[Problem details]: Begin with the first line of the material and copy each line word for word through the line that contains "const yTicks = [0, 10, 20, 30, 40, 50, 60];"; the pictures are left out.

[Data]:
======
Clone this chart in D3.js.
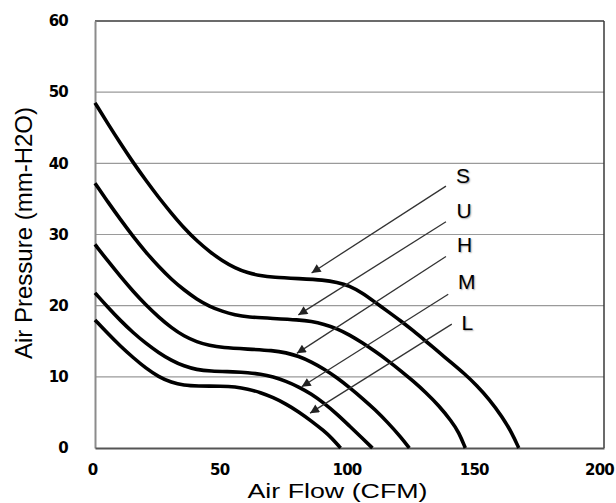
<!DOCTYPE html>
<html>
<head>
<meta charset="utf-8">
<script src="https://cdn.jsdelivr.net/npm/d3@7/dist/d3.min.js"></script>
<style>
  html, body { margin: 0; padding: 0; background: #fff; }
  svg { display: block; }
</style>
</head>
<body>
<svg id="chart" width="616" height="503"></svg>
<script>
// ---- Data ----
const xTicks = [0, 50, 100, 150, 200];
const yTicks = [0, 10, 20, 30, 40, 50, 60];

const curveS = [[0,48.5],[5,45.6],[10,42.8],[15,40.1],[20,37.6],[25,35.2],[30,33.0],[35,30.9],[40,29.1],[45,27.6],[50,26.3],[55,25.3],[60,24.6],[65,24.2],[70,24.0],[80,23.8],[90,23.6],[95,23.3],[100,22.8],[105,21.8],[110,20.5],[115,19.2],[120,17.9],[125,16.5],[130,15.0],[135,13.5],[140,12.0],[145,10.5],[150,8.8],[155,6.8],[160,4.4],[164,2.0],[166.5,0]];
const curveU = [[0,37.2],[5,34.6],[10,32.1],[15,29.7],[20,27.5],[25,25.5],[30,23.7],[35,22.2],[40,20.9],[45,19.9],[50,19.2],[55,18.7],[60,18.4],[70,18.2],[80,18.0],[85,17.8],[90,17.4],[95,16.8],[100,15.9],[105,14.8],[110,13.6],[115,12.3],[120,10.9],[125,9.4],[130,7.8],[135,6.0],[140,3.8],[143,2.2],[145.5,0]];
const curveH = [[0,28.6],[5,26.3],[10,24.1],[15,22.0],[20,20.1],[25,18.4],[30,16.9],[35,15.7],[40,14.9],[45,14.4],[50,14.1],[60,13.9],[70,13.7],[75,13.4],[80,12.9],[85,12.1],[90,11.1],[95,9.9],[100,8.5],[105,7.0],[110,5.4],[115,3.6],[120,1.6],[123.5,0]];
const curveM = [[0,21.8],[5,19.8],[10,17.9],[15,16.2],[20,14.7],[25,13.4],[30,12.3],[35,11.5],[40,11.0],[45,10.8],[55,10.7],[60,10.6],[65,10.4],[70,10.0],[75,9.4],[80,8.6],[85,7.6],[90,6.3],[95,4.8],[100,3.1],[105,1.4],[109,0]];
const curveL = [[0,18.0],[5,16.1],[10,14.3],[15,12.7],[20,11.2],[25,10.0],[30,9.2],[35,8.8],[40,8.7],[50,8.7],[55,8.6],[60,8.3],[65,7.8],[70,7.1],[75,6.2],[80,5.1],[85,3.8],[90,2.4],[93,1.4],[96.5,0]];

const seriesNames = ["S", "U", "H", "M", "L"];
const seriesData = [curveS, curveU, curveH, curveM, curveL];

// annotation arrows (data coords): start, tip, label position
const arrowStart = [[137.9,36.8],[137.9,31.8],[137.9,26.9],[138.8,21.6],[140.2,17.4]];
const arrowTip   = [[85.1,24.6],[79.9,18.7],[79.3,13.3],[81.2,8.6],[84.5,4.9]];
const labelPos   = [[141.8,37.2],[142.0,32.3],[142.2,27.5],[142.6,22.3],[144.0,16.6]];

const xTitle = "Air Flow (CFM)";
const yTitle = "Air Pressure (mm-H2O)";

// ---- Chart ----
const svg = d3.select("#chart");
const L = 95, R = 604, T = 21, B = 448;
const x = d3.scaleLinear().domain([0, 200]).range([L, R]);
const y = d3.scaleLinear().domain([0, 60]).range([B, T]);

svg.append("rect").attr("width", 616).attr("height", 503).attr("fill", "#fff");

// gridlines
svg.append("g").selectAll("line").data(yTicks.filter(d => d > 0 && d < 60)).join("line")
  .attr("x1", L).attr("x2", R)
  .attr("y1", d => y(d)).attr("y2", d => y(d))
  .attr("stroke", "#9a9a9a").attr("stroke-width", 1.2);

// frame
svg.append("line").attr("x1", L).attr("x2", R).attr("y1", y(60)).attr("y2", y(60))
  .attr("stroke", "#3a3a3a").attr("stroke-width", 1.5);
svg.append("line").attr("x1", R).attr("x2", R).attr("y1", y(60)).attr("y2", y(0))
  .attr("stroke", "#3a3a3a").attr("stroke-width", 1.5);

// y axis
const yAxis = svg.append("g").attr("transform", `translate(${L},0)`)
  .call(d3.axisLeft(y).tickValues(yTicks).tickSize(0).tickPadding(27));
yAxis.select(".domain").attr("stroke", "#8c8c8c").attr("stroke-width", 2);
yAxis.selectAll("text")
  .attr("font-family", "DejaVu Sans, Verdana, sans-serif")
  .attr("font-weight", "bold").attr("font-size", 15)
  .attr("letter-spacing", -0.8)
  .attr("fill", "#000");

// x axis
const xAxis = svg.append("g").attr("transform", `translate(0,${B})`)
  .call(d3.axisBottom(x).tickValues(xTicks).tickSize(0).tickPadding(16));
xAxis.select(".domain").attr("stroke", "#555").attr("stroke-width", 2);
xAxis.selectAll("text")
  .attr("font-family", "DejaVu Sans, Verdana, sans-serif")
  .attr("font-weight", "bold").attr("font-size", 15)
  .attr("letter-spacing", -0.8)
  .attr("fill", "#000")
  .attr("dx", -3);
xAxis.selectAll(".tick").filter(d => d === 200).select("text").attr("dx", -5);

// curves
const line = d3.line().x(d => x(d[0])).y(d => y(d[1])).curve(d3.curveBasis);
svg.append("g").selectAll("path").data(seriesData).join("path")
  .attr("d", line)
  .attr("fill", "none").attr("stroke", "#000")
  .attr("stroke-width", 3.6).attr("stroke-linecap", "butt").attr("stroke-linejoin", "round");

// arrowhead marker
svg.append("defs").append("marker")
  .attr("id", "ah").attr("viewBox", "0 0 10 10")
  .attr("refX", 10).attr("refY", 5)
  .attr("markerWidth", 11).attr("markerHeight", 9)
  .attr("markerUnits", "userSpaceOnUse")
  .attr("orient", "auto")
  .append("path").attr("d", "M0,0 L10,5 L0,10 Z").attr("fill", "#222");

svg.append("g").selectAll("line").data(seriesNames).join("line")
  .attr("x1", (d, i) => x(arrowStart[i][0])).attr("y1", (d, i) => y(arrowStart[i][1]))
  .attr("x2", (d, i) => x(arrowTip[i][0])).attr("y2", (d, i) => y(arrowTip[i][1]))
  .attr("stroke", "#333").attr("stroke-width", 1.3)
  .attr("marker-end", "url(#ah)");

svg.append("g").selectAll("text").data(seriesNames).join("text")
  .attr("x", (d, i) => x(labelPos[i][0])).attr("y", (d, i) => y(labelPos[i][1]))
  .attr("font-family", "Liberation Sans, Arial, sans-serif")
  .attr("font-size", 21).attr("fill", "#000")
  .style("text-shadow", "1px 1px 1.5px rgba(0,0,0,0.35)")
  .text(d => d);

// axis titles
svg.append("text")
  .attr("x", (L + R) / 2 - 12).attr("y", 498)
  .attr("text-anchor", "middle")
  .attr("font-family", "Liberation Sans, Arial, sans-serif")
  .attr("font-size", 21).attr("fill", "#000")
  .attr("textLength", 180).attr("lengthAdjust", "spacingAndGlyphs")
  .text(xTitle);

svg.append("text")
  .attr("transform", `translate(32,${233}) rotate(-90)`)
  .attr("text-anchor", "middle")
  .attr("font-family", "Liberation Sans, Arial, sans-serif")
  .attr("font-size", 24).attr("fill", "#000")
  .text(yTitle);
</script>
</body>
</html>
======
[Written solution]:
Clone this chart in D3.js.
<!DOCTYPE html>
<html>
<head>
<meta charset="utf-8">
<script src="https://cdn.jsdelivr.net/npm/d3@7/dist/d3.min.js"></script>
<style>
  html, body { margin: 0; padding: 0; background: #fff; }
  svg { display: block; }
</style>
</head>
<body>
<svg id="chart" width="616" height="503"></svg>
<script>
// ---- Data ----
const xTicks = [0, 50, 100, 150, 200];
const yTicks = [0, 10, 20, 30, 40, 50, 60];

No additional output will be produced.